Gerir a ajuda - Envolver quem precisa
“Não sabes a alegria que me deu todo este processo” – confidencia o Padre Serrano, coordenador do serviço social dos Jesuítas para o Haiti, em carta recente aos amigos.
O processo referido diz respeito à descarga e distribuição da ajuda alimentar à população, após as peripécias do transporte de São Domingos para as localidades de destino.
“Uma alegria ligada a uma nova compreensão da situação, a uma referência muito concreta às pessoas, a uma nova forma de gerir a ajuda… Há que integrar as pessoas no próprio processo” – esclarece, emocionado e satisfeito.
E para ilustrar a sua convicção, afirma: “Quando se amontoaram à nossa porta, recordo a voz e o rosto de Soucet, uma mulher vigorosa que exigia alimento, com irritação ostensiva. Recordo o meu temor perante tanta gente.
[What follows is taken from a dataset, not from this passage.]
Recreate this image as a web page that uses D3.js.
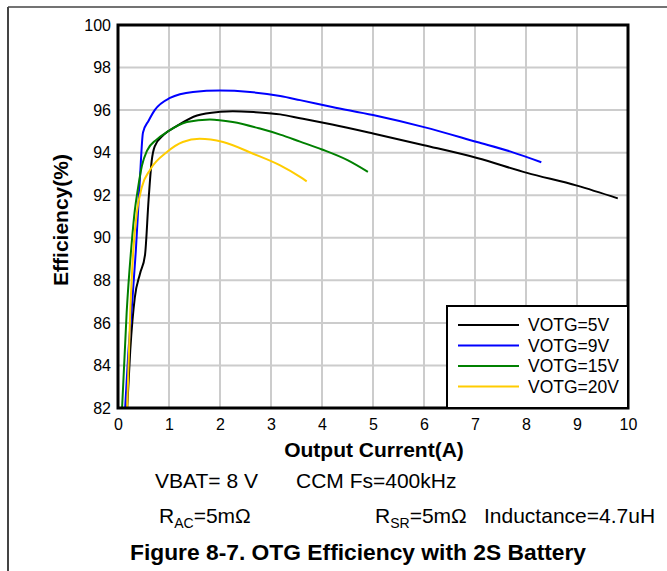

Agora vejo caras amigas, pessoas com as quais se comparte e trabalha pela mesma causa… Agora temos segurança e protecção mais forte do que aquela que podiam brindar-nos as forças militares, temos o acompanhamento de quem pretendemos ajudar” – atesta, concluindo o seu precioso e comovente relato.
Gerir a ajuda, envolvendo os próprios necessitados, ouvindo-os e responsabilizando-os, reconhecendo as suas capacidades e valorizando-as, confiando no acerto da informação que chega e da que é transmitida – eis a proposta desafiante.
“Enquanto nos reuníamos para organizar a distribuição, um grande número de pessoas começou a dar murros na porta, pedindo alimento” – adianta aquele responsável que, de forma pedagógica, continua, “ suspendemos a reunião e pensámos no pior. Foi preciso chamar a polícia, mas a multidão não dispersou.”
E o Padre Serrano anota que, para se irem embora, foi preciso fazer a promessa de eu ir falar com eles, logo que pudesse, e de, no dia seguinte, lhes darmos da ajuda recebida.
“Nessa tarde tivemos uma excelente assembleia de moradores. Reconheceram ser necessário tempo para organizar a distribuição e nós verificámos que também eles deviam beneficiar dos bens chegados. Dei-lhes conta do nosso medo e dos sentimentos de insegurança.”
Garantiram que naquela zona seriam os garantes da ordem e da paz, organizaram-se para receber a ajuda e comprometeram-se a descarregar os camiões.
“E tudo correu de forma excelente” – remata o coordenador do apostolado social dos Jesuítas para a zona das Antilhas.
Este modo de proceder está em profunda consonância com o pensamento social cristão que sempre descobre nas desgraças uma oportunidade de superação e de promoção dos atingidos.
O “plano de reconstrução” do Haiti deve basear-se nos direitos humanos e ter em conta o princípio da subsidiariedade, valorizando as capacidades das pessoas e das suas organizações. Esta advertência é feita pelo representante da Santa Sé nas Nações Unidas, Dom Silvano Tomasi, que destaca como fundamentais os direitos: à vida, à nutrição, à agua, ao desenvolvimento, a uma esperança de vida adequada, a um trabalho digno. E acrescenta: “Estes direitos já estavam em grande medida ausentes”.
A tragédia veio mostrar a sua falta, realçar a urgência da sua realização e indicar o caminho da superação: todos somos responsáveis uns pelos outros; cada um deve ser tido em conta nas suas aptidões e contribuir com o que pode; tem de haver quem coordene e impulsione as iniciativas adequadas às capacidades das pessoas e às exigências das situações.